Serves 10-12
15 Ounces Garbanzo Beans, rinsed and drained
15 Ounces Red Kidney Beans, rinsed and drained
15 Ounces Black Beans, rinsed and drained
1 Each Green Bell Pepper, seeded and chopped
1 Small Jalapeno Pepper, seeded and finely chopped
14 Ounces Corn Niblets, drained
1 Each Red Onion, sliced
2 Cups Grape Tomatoes
DRESSING
1/2 Cup Vegetable Oil
1/2 Cup Red Wine Vinegar
2 Tablespoons Fresh Lime Juice
1 Clove Garlic, minced
1 Teaspoon Cumin
2 Tablespoons Chili Powder
1/4 Cup Cilantro, finely chopped
1 Teaspoon Seasoned Salt
1/2 Teaspoon Fresh Ground Black Pepper
Tabasco Sauce, to taste
- In a large glass bowl combine the beans, bell pepper, jalapeno pepper, corn and onions.

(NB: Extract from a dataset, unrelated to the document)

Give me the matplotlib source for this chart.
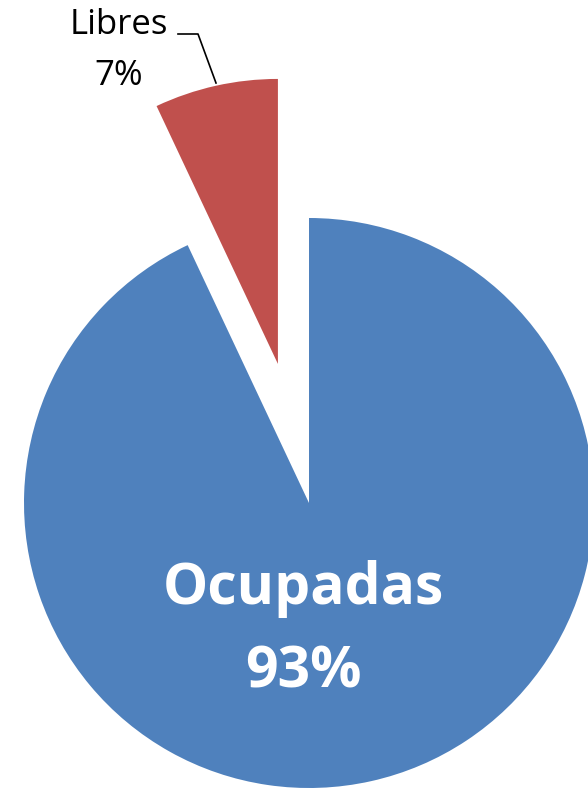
import matplotlib
matplotlib.use("Agg")
import matplotlib.pyplot as plt

labels = ["Ocupadas", "Libres"]
values = [93, 7]
colors = ["#4F81BD", "#C0504D"]
explode = [0, 0.5]  # fraction of radius

W, H = 588, 792

fig = plt.figure(figsize=(W / 100, H / 100), dpi=100)
ax = fig.add_axes([0, 0, 1, 1])

# pie centre / radius in pixel units (image y flipped)
cx, cy, r = 309, H - 503, 285
ax.pie(values, colors=colors, explode=[e * r for e in explode], startangle=90,
       counterclock=False, center=(cx, cy), radius=r,
       wedgeprops=dict(linewidth=0), frame=True)
ax.set_xlim(0, W)
ax.set_ylim(0, H)
ax.axis("off")

pct = [f"{v}%" for v in values]

# big label inside Ocupadas
ax.text(303.5, H - 604, labels[0], ha="center", va="baseline", color="white",
        fontsize=41, fontweight="bold", family="Open Sans")
ax.text(303.5, H - 687, pct[0], ha="center", va="baseline", color="white",
        fontsize=41, fontweight="bold", family="Open Sans")

# outside label for Libres with leader line
ax.text(119, H - 34, labels[1], ha="center", va="baseline", color="black",
        fontsize=25, family="Open Sans")
ax.text(118.5, H - 85, pct[1], ha="center", va="baseline", color="black",
        fontsize=25, family="Open Sans")
ax.plot([178, 198, 216], [H - 34, H - 34, H - 83], color="black", lw=1.2)

fig.savefig("out.png", dpi=100)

- For the dressing; in a bowl whisk together all dressing ingredients until combined adjusting the Tabasco sauce to taste.
- Pour the dressing over then toss to combine.
- Season with more salt and pepper if needed.
- Cover and chill for 24 hours.
- Just before serving mix in the grape tomatoes.
Lucy, I have a recipe that is similar and I put lots of cilantro in it and a little sugar in the dressing. Kirby loves it that way. I just love any bean salad!